Lexical access and integration in context: a fixation-related fMRI study of the word predictability and word frequency interaction during sentence comprehension

Jie-Li Tsai1, Guan-Huei Lee1, Chia-Ying Lee2, Chung-I Erica Su1, Tzu-Hsuan Lin1;1National Chengchi University, Taiwan, 2Academia Sinica, Taipei, Taiwan

The present study aims to examine the neural correlates of the contextual predictability and frequency effects in the natural reading of Chinese sentences. Processing a word in sentence involves lexical access of word representation and semantic integration with the prior context. Lau, Phillips, and Poeppel (2008) proposed an cortical network of semantic processing in sentence comprehension, including the left posterior and anterior temporal cortex, and the left inferior frontal cortex. With simultaneous eye movement recording, a fixation-related fMRI experiment was conducted to investigate the brain responses contingent to the fixation events on reading words in sentences. Forty participants read one hundred sentences, in which a target word was embedded in the middle to the third-quarter location of each sentence. Half of the targets were low frequency (LF) words and the second half were high frequency (HF) words.
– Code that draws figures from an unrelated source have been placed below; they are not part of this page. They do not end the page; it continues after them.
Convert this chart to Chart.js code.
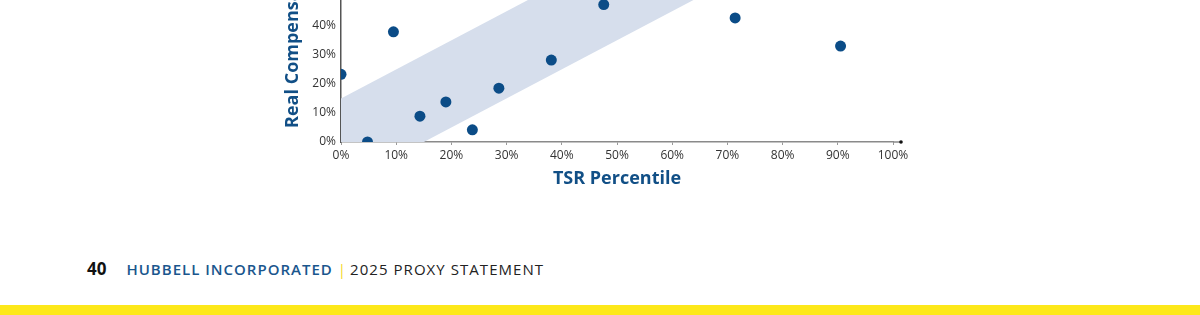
<!DOCTYPE html>
<html>
<head>
<meta charset="utf-8">
<script src="https://cdn.jsdelivr.net/npm/chart.js@4.4.1/dist/chart.umd.min.js"></script>
<style>
  html, body { margin: 0; padding: 0; background: #fff; }
  body { width: 1200px; height: 315px; position: relative; overflow: hidden; font-family: "Open Sans", sans-serif; }
  #wrap { position: absolute; left: 0; top: -99px; width: 1200px; height: 300px; }
  #footer { position: absolute; left: 87px; top: 257px; font-size: 15px; white-space: nowrap; }
  #footer .page { font-weight: 700; color: #111; font-size: 17px; margin-right: 20px; }
  #footer .co { font-weight: 600; color: #1a568d; letter-spacing: 1px; }
  #footer .sep { color: #f3d81c; margin: 0 4px 0 5px; }
  #footer .doc { color: #222; letter-spacing: 1.05px; }
  #bar { position: absolute; left: 0; top: 305px; width: 1200px; height: 10px; background: #fde81a; }
</style>
</head>
<body>
<div id="wrap"><canvas id="graficoTsr"></canvas></div>
<div id="footer"><span class="page">40</span><span class="co">HUBBELL INCORPORATED</span><span class="sep">|</span><span class="doc">2025 PROXY STATEMENT</span></div>
<div id="bar"></div>
<script>
// pontos: percentil TSR x compensacao real
var tsrPercentil = [0, 4.8, 9.5, 14.3, 19.0, 23.8, 28.6, 38.1, 47.6, 71.4, 90.5];
var compensacaoReal = [23.3, 0, 37.9, 8.9, 13.8, 4.2, 18.5, 28.2, 47.3, 42.7, 33.0];

// faixa de alinhamento (limites inferior e superior)
var faixaX = [0, 100];
var faixaInferior = [-15, 85];
var faixaSuperior = [15, 115];

var azul = '#0b4c87';
var azulTexto = '#114f86';
var fonte = '"Open Sans", sans-serif';

var pontos = tsrPercentil.map(function (x, i) { return { x: x, y: compensacaoReal[i] }; });
var linhaInferior = faixaX.map(function (x, i) { return { x: x, y: faixaInferior[i] }; });
var linhaSuperior = faixaX.map(function (x, i) { return { x: x, y: faixaSuperior[i] }; });

// prolonga o eixo x um pouco alem de 100% e poe o ponto no fim
var pontaDoEixo = {
    id: 'pontaDoEixo',
    afterDraw: function (chart) {
        var ctx = chart.ctx;
        var a = chart.chartArea;
        ctx.save();
        ctx.strokeStyle = '#8a8a8a';
        ctx.lineWidth = 1.5;
        ctx.beginPath();
        ctx.moveTo(a.right, a.bottom);
        ctx.lineTo(a.right + 8, a.bottom);
        ctx.stroke();
        ctx.fillStyle = '#111';
        ctx.beginPath();
        ctx.arc(a.right + 8, a.bottom, 1.8, 0, Math.PI * 2);
        ctx.fill();
        ctx.restore();
    }
};

var ctx = document.getElementById('graficoTsr');
var grafico = new Chart(ctx, {
    type: 'scatter',
    data: {
        datasets: [
            {
                data: linhaInferior,
                showLine: true,
                borderWidth: 0,
                pointRadius: 0,
                fill: false,
                clip: 0,
                order: 2
            },
            {
                data: linhaSuperior,
                showLine: true,
                borderWidth: 0,
                pointRadius: 0,
                fill: '-1',
                backgroundColor: '#d6deec',
                clip: 0,
                order: 2
            },
            {
                data: pontos,
                pointRadius: 5.5,
                pointHoverRadius: 5.5,
                backgroundColor: azul,
                borderColor: azul,
                borderWidth: 0,
                clip: 0,
                order: 1
            }
        ]
    },
    options: {
        responsive: true,
        maintainAspectRatio: false,
        animation: false,
        events: [],
        layout: { padding: { left: 280, right: 307, top: 39, bottom: 0 } },
        plugins: {
            legend: { display: false },
            tooltip: { enabled: false },
            filler: { propagate: false }
        },
        scales: {
            x: {
                type: 'linear',
                min: 0,
                max: 100,
                afterFit: function (scale) { scale.height = 59; },
                grid: { drawOnChartArea: false, drawTicks: true, tickLength: 3, color: '#999' },
                border: { display: true, color: '#8a8a8a', width: 1.5 },
                ticks: {
                    stepSize: 10,
                    padding: 3,
                    color: '#333',
                    font: { family: fonte, size: 12 },
                    callback: function (v) { return v + '%'; }
                },
                title: {
                    display: true,
                    text: 'TSR Percentile',
                    color: azulTexto,
                    font: { family: fonte, size: 18, weight: 'bold' },
                    padding: { top: 0, bottom: 11 }
                }
            },
            y: {
                type: 'linear',
                min: 0,
                max: 69.5,
                afterFit: function (scale) { scale.width = 61; },
                grid: { drawOnChartArea: false, drawTicks: false },
                border: { display: true, color: '#555', width: 1.5 },
                ticks: {
                    stepSize: 10,
                    padding: 5,
                    color: '#333',
                    font: { family: fonte, size: 12 },
                    callback: function (v) { return v + '%'; }
                },
                title: {
                    display: true,
                    text: 'Real Compensation',
                    color: azulTexto,
                    font: { family: fonte, size: 18, weight: 'bold' },
                    padding: { top: 2, bottom: 0 }
                }
            }
        }
    },
    plugins: [pontaDoEixo]
});
</script>
</body>
</html>
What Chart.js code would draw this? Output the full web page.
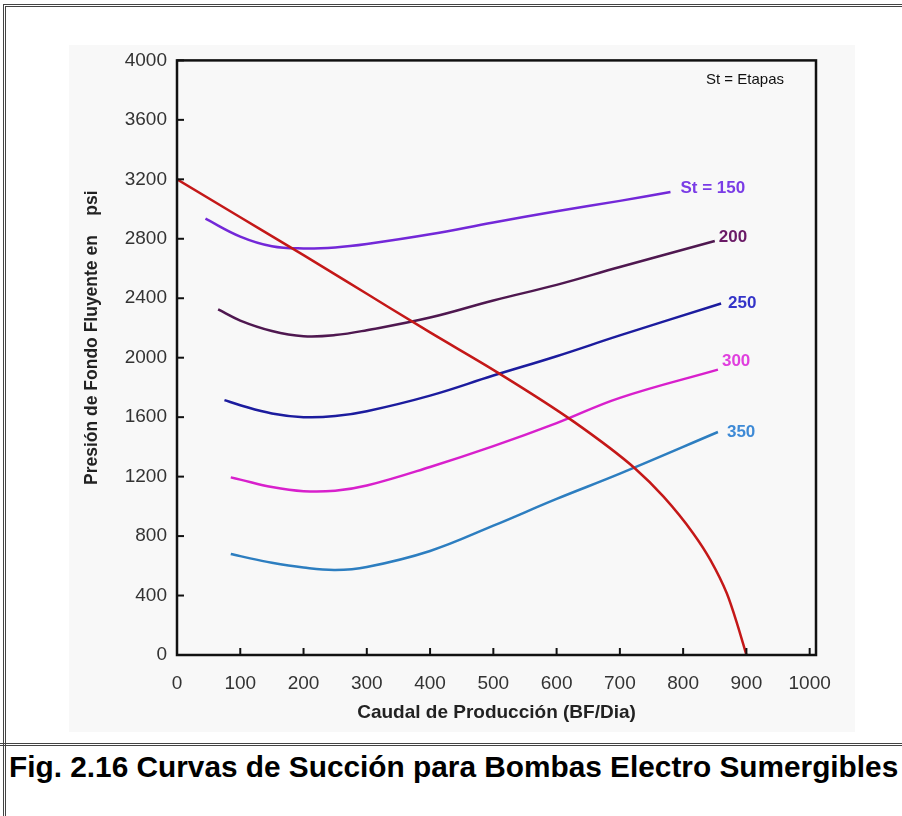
<!DOCTYPE html>
<html><head><meta charset="utf-8">
<script src="https://cdn.jsdelivr.net/npm/chart.js@4/dist/chart.umd.min.js"></script>
<style>
html,body{margin:0;padding:0;background:#fff;width:902px;height:816px;overflow:hidden;position:relative;font-family:"Liberation Sans",Arial,sans-serif;}
#frame{position:absolute;left:3px;top:4px;width:930px;height:900px;border-top:3px double #444;border-left:3px double #444;box-sizing:border-box;}
#sep{position:absolute;left:0;top:743px;width:902px;border-top:3px double #444;}
#wrap{position:absolute;left:69px;top:45px;width:786px;height:687px;background:#f8f8f8;overflow:hidden;}
#c{display:block;margin-top:-6px;}
#caption{position:absolute;left:9px;top:750px;line-height:30px;font:bold 29.8px "Liberation Sans",Arial,sans-serif;color:#000;white-space:nowrap;}
</style></head>
<body>
<div id="frame"></div>
<div id="wrap"><canvas id="c" width="786" height="693"></canvas></div>
<div id="sep"></div>
<div id="caption">Fig. 2.16 Curvas de Succión para Bombas Electro Sumergibles</div>
<script>
// ---- data ----
const xTicks = [0,100,200,300,400,500,600,700,800,900,1000];
const yTicks = [0,400,800,1200,1600,2000,2400,2800,3200,3600,4000];
const xTitle = "Caudal de Producción (BF/Dia)";
const yTitle = "Presión de Fondo Fluyente en    psi";
const noteText = "St = Etapas";

// IPR curve
const qIPR = [0,100,200,300,400,505,627,724,769,816,843,869,885,900];
const pIPR = [3200,2945,2690,2430,2170,1905,1570,1255,1065,818,640,415,215,0];

// St = 150
const q150 = [45,100,150,200,250,300,400,500,600,700,780];
const p150 = [2935,2815,2750,2735,2742,2765,2830,2910,2985,3055,3115];
// 200
const q200 = [65,100,150,200,250,300,400,500,600,700,850];
const p200 = [2325,2250,2180,2145,2152,2185,2270,2385,2490,2610,2785];
// 250
const q250 = [75,100,150,200,250,300,400,500,600,700,860];
const p250 = [1715,1680,1625,1600,1607,1640,1745,1880,2010,2150,2365];
// 300
const q300 = [85,100,150,200,250,300,400,500,600,700,855];
const p300 = [1195,1180,1130,1102,1105,1140,1265,1405,1560,1730,1920];
// 350
const q350 = [85,100,150,200,250,300,400,500,600,700,855];
const p350 = [680,665,620,588,572,592,700,870,1050,1220,1500];

const seriesLabels = ["", "St = 150", "200", "250", "300", "350"];

// ---- styling ----
const FONT = '"Liberation Sans", Arial, sans-serif';
const lineColors = ["#c41818", "#7328d8", "#4f1850", "#1c1c9e", "#d820cc", "#2d7ec0"];
const labelColors = ["#c41818", "#7a3ce6", "#6a1a66", "#3434c8", "#e040de", "#3e8ad6"];
const labelOffsets = [[0,0],[10,-4],[4,-4],[7,0],[4,-8],[9,0]];

function pts(xs, ys){ return xs.map((x,i)=>({x:x, y:ys[i]})); }
const allX = [qIPR,q150,q200,q250,q300,q350];
const allY = [pIPR,p150,p200,p250,p300,p350];

const datasets = allX.map((xs,i)=>({
  label: seriesLabels[i] || "IPR",
  data: pts(xs, allY[i]),
  showLine: true,
  borderColor: lineColors[i],
  backgroundColor: lineColors[i],
  borderWidth: 2.5,
  pointRadius: 0,
  cubicInterpolationMode: i === 0 ? 'monotone' : 'default',
  tension: i === 0 ? 0 : 0.4,
  fill: false
}));

const decor = {
  id: 'decor',
  afterDatasetsDraw(chart){
    const ctx = chart.ctx, a = chart.chartArea;
    const xs = chart.scales.x, ys = chart.scales.y;
    ctx.save();
    // inward tick marks
    ctx.strokeStyle = '#111'; ctx.lineWidth = 2;
    xTicks.forEach(v=>{
      const px = xs.getPixelForValue(v);
      ctx.beginPath(); ctx.moveTo(px, a.bottom); ctx.lineTo(px, a.bottom-7); ctx.stroke();
    });
    yTicks.forEach(v=>{
      const py = ys.getPixelForValue(v);
      ctx.beginPath(); ctx.moveTo(a.left, py); ctx.lineTo(a.left+7, py); ctx.stroke();
    });
    // frame
    ctx.lineWidth = 2.5;
    ctx.strokeRect(a.left, a.top, a.right-a.left, a.bottom-a.top);
    // series labels
    ctx.font = 'bold 17px ' + FONT;
    ctx.textBaseline = 'middle'; ctx.textAlign = 'left';
    chart.data.datasets.forEach((ds,i)=>{
      if(!seriesLabels[i]) return;
      const meta = chart.getDatasetMeta(i);
      const last = meta.data[meta.data.length-1];
      ctx.fillStyle = labelColors[i];
      ctx.fillText(seriesLabels[i], last.x + labelOffsets[i][0], last.y + labelOffsets[i][1]);
    });
    // note
    ctx.font = '15px ' + FONT;
    ctx.fillStyle = '#111';
    ctx.textAlign = 'right';
    ctx.fillText(noteText, a.right - 32, a.top + 19);
    // y axis title
    ctx.font = 'bold 17.5px ' + FONT;
    ctx.fillStyle = '#222';
    ctx.textAlign = 'center';
    ctx.translate(23, (a.top + a.bottom) / 2 - 20);
    ctx.rotate(-Math.PI / 2);
    ctx.fillText(yTitle, 0, 0);
    ctx.restore();
  }
};

new Chart(document.getElementById('c'), {
  type: 'scatter',
  data: { datasets },
  options: {
    responsive: false,
    animation: false,
    layout: { padding: { left: 0, right: 39, top: 9, bottom: 0 } },
    plugins: { legend: { display: false }, tooltip: { enabled: false } },
    scales: {
      x: {
        type: 'linear', min: 0, max: 1010,
        afterBuildTicks: s => { s.ticks = xTicks.map(v=>({value:v})); },
        afterFit: s => { s.height = 77; },
        grid: { display: false, drawTicks: false },
        border: { display: false },
        ticks: { padding: 17, color: '#333', autoSkip: false, maxRotation: 0,
                 callback: v => String(v),
                 font: { size: 19, family: FONT } },
        title: { display: true, text: xTitle, color: '#222',
                 font: { size: 19, weight: 'bold', family: FONT },
                 padding: { top: 0, bottom: 8 } }
      },
      y: {
        type: 'linear', min: 0, max: 4000,
        afterBuildTicks: s => { s.ticks = yTicks.map(v=>({value:v})); },
        afterFit: s => { s.width = 108; },
        grid: { display: false, drawTicks: false },
        border: { display: false },
        ticks: { padding: 10, color: '#333', autoSkip: false,
                 callback: v => String(v),
                 font: { size: 19, family: FONT } },
        title: { display: false }
      }
    }
  },
  plugins: [decor]
});
</script>
</body></html>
The targets were either with low predictability (LP) or high predictability (HP) according to the prior context of the leading sentence fragment. The functional T2-weighted images were acquired (TR = 2s) and the fixation onset of the first-pass gaze on the target was used as the fixation-related event for modeling the hemodynamic brain response. For word frequency, the results showed that low frequency words involved more activations in the left IFG and left insula than high frequency words did. For word predictability, low predictable target words demanded higher activation in the left inferior frontal gyrus (IFG) and left middle temporal gyrus (MTG) than the predictable target words did. These findings suggest that these regions are responsible for the semantic integration of the lexical representation of a word and its prior context. Critically, high and low frequency words revealed different patterns of the predictability effect in the brain. For low frequency words, the left IFG had higher activation for low predictable targets than that of high predictable targets. In contrast, the predictability effect of high frequency words was mainly showed in the anterior and posterior MTG. The findings are consistent with the previous fMRI studies of semantic processing, and further imply the role of the left IFG for controlled retrieval of word semantic and the MTG for automatic access of word representation.